Understanding the skin and hair in order to understand how IPL works
IPL hair removal & IPL photo rejuvenation treatments require in depth understanding of the hair and skin. The skin is an ever changing organ that is composed of several layers.
Lowest Layer –this is known as the dermis. It is composed of connective tissue, blood vessels, nerve endings, hair follicles, sweat and oil glands.
Outermost or Top Layer–this is known as the epidermis. This is the layer of skin we can see. It sits on top of the dermis.

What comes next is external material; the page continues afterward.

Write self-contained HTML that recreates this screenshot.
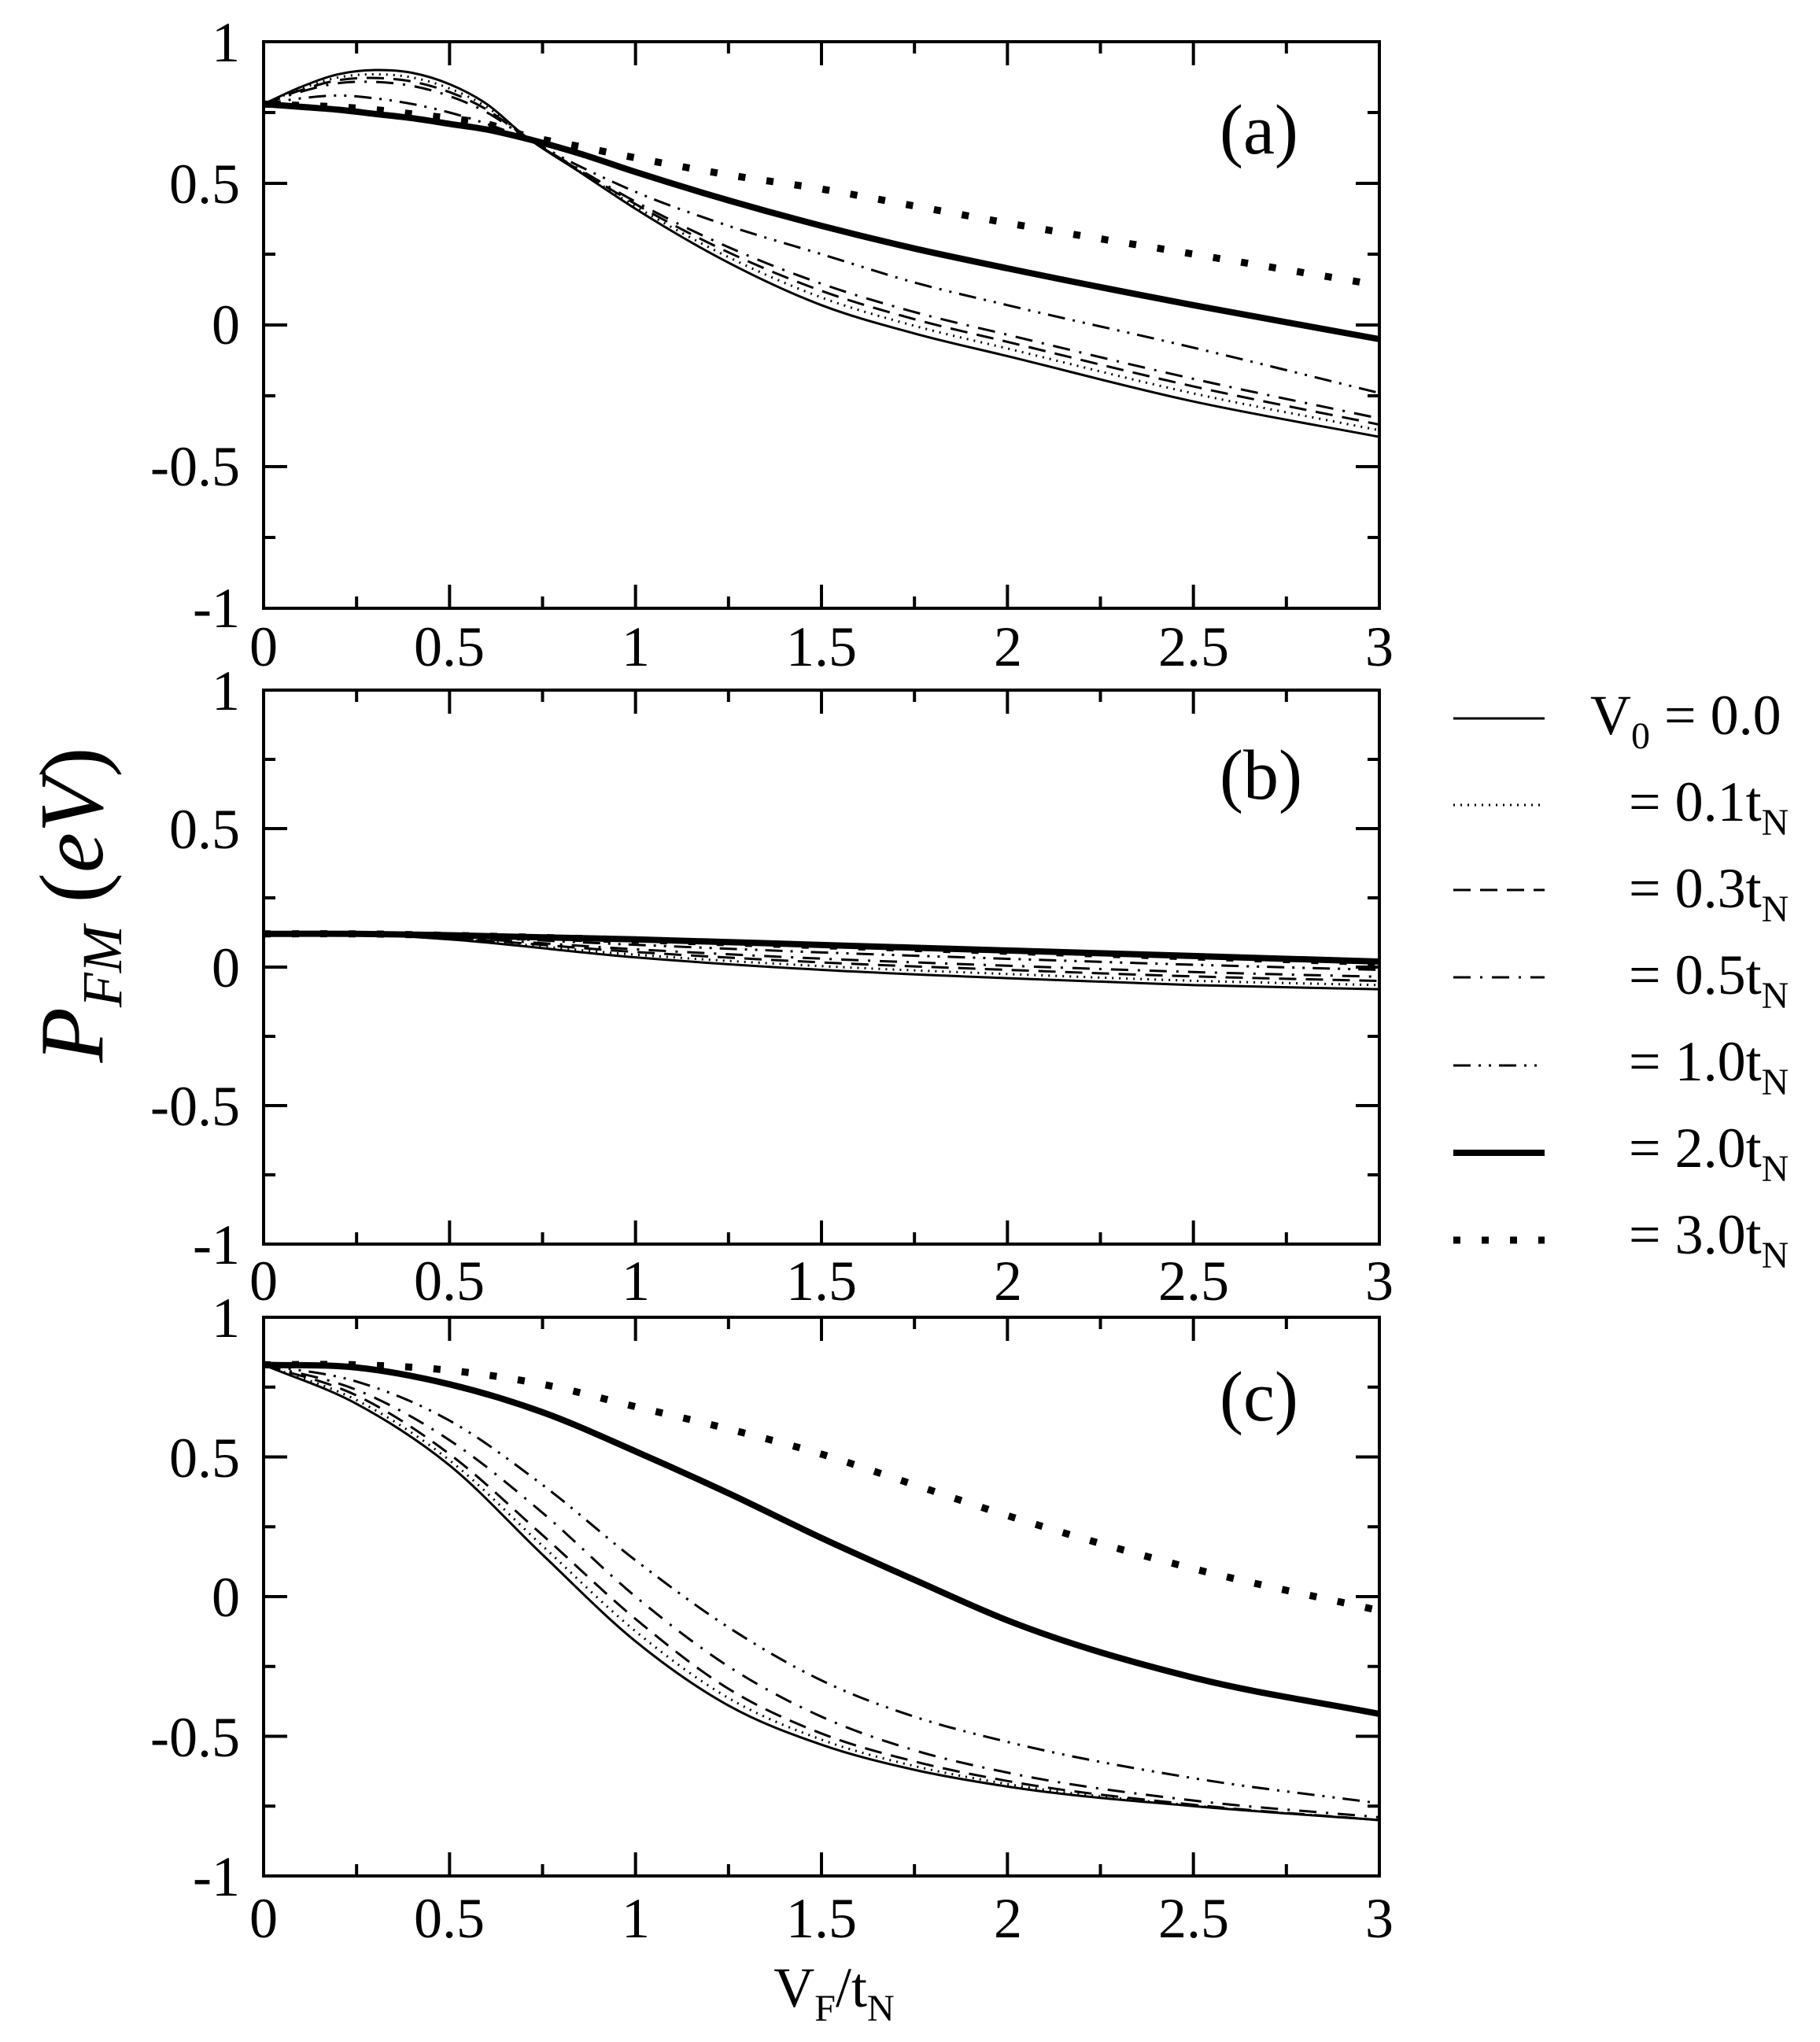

Melanocytes are the cells in the epidermis that produce the pigment melanin, which transfers to the cells within the epidermis or the hair, creating colour in the skin and hair. Blood and superficial vessels also add colour to the skin.
How IPL works?
As light passes through the skin it scatters through the dermis and is absorbed by three of the skins main constituents; blood, water and melanin. Blood, water and melanin all react differently when subjected to different wavelengths of light. When light is absorbed by blood, water and melanin, heat is produced. The amount of heat generated depends on a complex combination of light’s wavelength, power and pulsed width.
In the process of hair removal we target, the melanin in the shaft of the hair. We want the melanin in the hair to react as much as possible to the energy in the beam of light, convert that energy to heat and disable the hair follicle cells that promote new hair growth.
IPL has a strong light source that attracts the melanin in the hair and has a long wavelength to achieve the required depth of penetration. It also has a sufficient amount of power that is required over an appropriate amount of time.